Ручка у штуки — та её часть, что выглядывала из Сениной ладони, — была синяя и пластмассовая, а вместо дула — блестящая спираль, как сверло на уроке труда, которым тогда порезался Лёнька, только оно совсем не вращалось, и с его кончика как-то слишком многообещающе поднималась невнятная струйка белого дыма.
— Не боись, Яшкель, — сказал Сеня. — Это не расплавленный металл, а всего лишь жидкий азот. Сейчас прикоснёмся к твоей бородавке — и хана ей.
Ага, прикоснёмся! Вот уж утешил — азот! Да и какой он жидкий, когда на самом деле дымчатый!

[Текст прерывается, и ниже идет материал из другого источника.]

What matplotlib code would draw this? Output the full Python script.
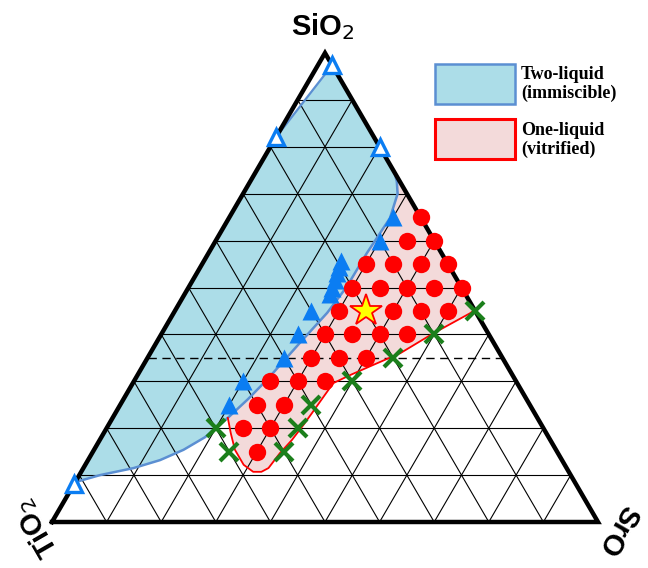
import numpy as np
import matplotlib
matplotlib.use('Agg')
import matplotlib.pyplot as plt
from matplotlib.patches import Polygon, Rectangle

# Diagrama ternario SiO2 - TiO2 - SrO (fracciones molares: SiO2, SrO; TiO2 = resto)

# muestras de una sola fase (círculos rojos)
red_si = [0.65, 0.60, 0.60, 0.55, 0.55, 0.55, 0.55, 0.50, 0.50, 0.50, 0.50, 0.50,
          0.45, 0.45, 0.45, 0.45, 0.40, 0.40, 0.40, 0.40, 0.35, 0.35, 0.35,
          0.30, 0.30, 0.30, 0.25, 0.25, 0.20, 0.20, 0.15]
red_sr = [0.35, 0.35, 0.40, 0.30, 0.35, 0.40, 0.45, 0.30, 0.35, 0.40, 0.45, 0.50,
          0.30, 0.40, 0.45, 0.50, 0.30, 0.35, 0.40, 0.45, 0.30, 0.35, 0.40,
          0.25, 0.30, 0.35, 0.25, 0.30, 0.25, 0.30, 0.30]

# muestras con separación de fases (triángulos azules)
blue_si = [0.65, 0.60, 0.556, 0.543, 0.530, 0.515, 0.500, 0.486,
           0.45, 0.40, 0.35, 0.30, 0.25]
blue_sr = [0.30, 0.30, 0.251, 0.254, 0.257, 0.260, 0.263, 0.266,
           0.25, 0.25, 0.25, 0.20, 0.20]

# datos de literatura (triángulos abiertos)
open_si = [0.974, 0.82, 0.80, 0.08]
open_sr = [0.026, 0.00, 0.20, 0.00]

# cristalizados (cruces verdes)
green_si = [0.45, 0.40, 0.35, 0.30, 0.25, 0.20, 0.15, 0.20, 0.15]
green_sr = [0.55, 0.50, 0.45, 0.40, 0.35, 0.35, 0.35, 0.20, 0.25]

# composición destacada (estrella)
star_si = [0.45]
star_sr = [0.35]

# frontera de inmiscibilidad (curva azul)
bnd_si = [0.085, 0.100, 0.115, 0.132, 0.154, 0.181, 0.222, 0.262, 0.303, 0.382,
          0.446, 0.501, 0.573, 0.648, 0.700, 0.726, 0.746]
bnd_sr = [0.000, 0.038, 0.092, 0.132, 0.164, 0.190, 0.211, 0.228, 0.242, 0.263,
          0.281, 0.289, 0.290, 0.295, 0.283, 0.2685, 0.254]

# límite de vitrificación (curva roja)
vit_si = [0.222, 0.189, 0.154, 0.122, 0.107, 0.107, 0.115, 0.147, 0.175, 0.207,
          0.232, 0.296, 0.313, 0.335, 0.360, 0.402, 0.445, 0.452]
vit_sr = [0.211, 0.233, 0.258, 0.290, 0.315, 0.330, 0.339, 0.344, 0.352, 0.357,
          0.360, 0.367, 0.389, 0.421, 0.458, 0.497, 0.543, 0.548]

dashed_si = 0.35
H = np.sqrt(3) / 2


def tern(si, sr):
    si = np.asarray(si, dtype=float)
    sr = np.asarray(sr, dtype=float)
    return sr + si / 2, si * H


fig = plt.figure(figsize=(6.48, 5.68), dpi=100)
ax = fig.add_axes([0, 0, 1, 1])
ax.set_xlim(-52 / 546, 596 / 546)
ypx = 469 / H
ax.set_ylim(-46 / ypx, 522 / ypx)
ax.axis('off')

# región de dos líquidos
reg_si = [0.974, 0.82] + bnd_si + [0.974]
reg_sr = [0.026, 0.00] + bnd_sr + [0.026]
x, y = tern(reg_si, reg_sr)
ax.add_patch(Polygon(np.column_stack([x, y]), closed=True, facecolor='#acdde8',
                     edgecolor='none', zorder=1))

# región de un líquido
i0 = bnd_si.index(0.222)
r_si = bnd_si[i0:] + vit_si[::-1]
r_sr = bnd_sr[i0:] + vit_sr[::-1]
x, y = tern(r_si, r_sr)
ax.add_patch(Polygon(np.column_stack([x, y]), closed=True, facecolor='#f3dada',
                     edgecolor='none', zorder=1))

# rejilla
for k in range(1, 10):
    f = k / 10
    for a, b in [((f, 0), (f, 1 - f)), ((0, f), (1 - f, f)), ((0, 1 - f), (1 - f, 0))]:
        x, y = tern([a[0], b[0]], [a[1], b[1]])
        ax.plot(x, y, color='black', lw=0.8, zorder=2)

x, y = tern([dashed_si, dashed_si], [0, 1 - dashed_si])
ax.plot(x, y, color='black', lw=1.0, ls=(0, (6, 4)), zorder=2)

# fronteras
x, y = tern([0.974, 0.82], [0.026, 0.0])
ax.plot(x, y, color='#5b8fd2', lw=1.6, zorder=3)
x, y = tern(bnd_si, bnd_sr)
ax.plot(x, y, color='#5b8fd2', lw=1.8, zorder=3)
x, y = tern(vit_si, vit_sr)
ax.plot(x, y, color='red', lw=1.3, zorder=3)

# contorno del triángulo
x, y = tern([0, 1, 0, 0], [0, 0, 1, 0])
ax.plot(x, y, color='black', lw=3.2, solid_joinstyle='miter', zorder=4)

# puntos
x, y = tern(red_si, red_sr)
ax.plot(x, y, 'o', ms=12.5, color='red', mec='none', zorder=5)
x, y = tern(blue_si, blue_sr)
ax.plot(x, y, '^', ms=13, color='#0b7df2', mec='none', zorder=5)
x, y = tern(open_si, open_sr)
ax.plot(x, y, '^', ms=11, mfc='white', mec='#0b7df2', mew=2.4, zorder=5)
x, y = tern(green_si, green_sr)
ax.plot(x, y, 'x', ms=13, color='#1b7f1b', mew=3, zorder=5)
x, y = tern(star_si, star_sr)
ax.plot(x, y, '*', ms=24, mfc='#ffff00', mec='red', mew=1.3, zorder=6)

# etiquetas de vértices
lab = dict(fontsize=21, fontweight='bold', family='Liberation Sans',
           ha='center', va='center')
fig.text(323 / 648, 1 - 27 / 568, 'SiO$_2$', **lab)
fig.text(36 / 648, 1 - 528 / 568, 'TiO$_2$', rotation=120, **lab)
fig.text(618 / 648, 1 - 530 / 568, 'SrO', rotation=240, **lab)


# leyenda
def fx(px):
    return px / 648


def fy(py):
    return 1 - py / 568


fig.add_artist(Rectangle((fx(435), fy(104)), 80 / 648, 40 / 568, transform=fig.transFigure,
                         facecolor='#acdde8', edgecolor='#5b8fd2', lw=1.8))
fig.add_artist(Rectangle((fx(435), fy(159)), 80 / 648, 40 / 568, transform=fig.transFigure,
                         facecolor='#f3dada', edgecolor='red', lw=2.2))
leg = dict(fontsize=13, fontweight='bold', family='Liberation Serif', va='center', ha='left',
           linespacing=1.2)
fig.text(fx(521), fy(84), 'Two-liquid\n(immiscible)', **leg)
fig.text(fx(521), fy(140), 'One-liquid\n(vitrified)', **leg)

fig.savefig('out.png', dpi=100)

Пистолетик приближался к Яшиной руке. Он смалодушничал, снова закрыл глаза и… ничегошеньки не почувствовал. А вместо этого услышал приятный женский голос:
— Ой, какие длинные ресницы, совсем как у вас, Семён Исаакович!
— Да, — сказал другой голос, тоже женский, но погрубее. — Красивый мальчик. Сердцеедом вырастет…
Это, что ли, про него? Яша чуть-чуть, совсем незаметно приоткрыл веки. Через ресницы — длинные, ишь ты! — было видно не очень: снова мешали головастики, — но он поднапрягся, и картинка прояснилась, как если на телевизоре повертеть крутилку «Частота строк».
Над ним склонились две практикантки, одна рыженькая и одна беленькая, симпатичные такие, хотя и старые, конечно, лет восемнадцать. У рыжей — прямо над его лицом — чуть-чуть приоткрылся белый халат, и ему стала видна похожая на улыбку ложбинка, в которой очень уютно, совсем по-домашнему, устроилось маленькое золотое сердечко. Яше стало неудобно, как будто он подглядывает, и он снова накрепко зажмурился.
— Ой, у него слёзка катится, — опять пропел приятный голос, и Яшиной щеки мягко коснулся свёрнутый в подушечку бинт.
— Не горюй, жених, всё уже, — сказал Сеня. — Вот твоя бородавка, смотри.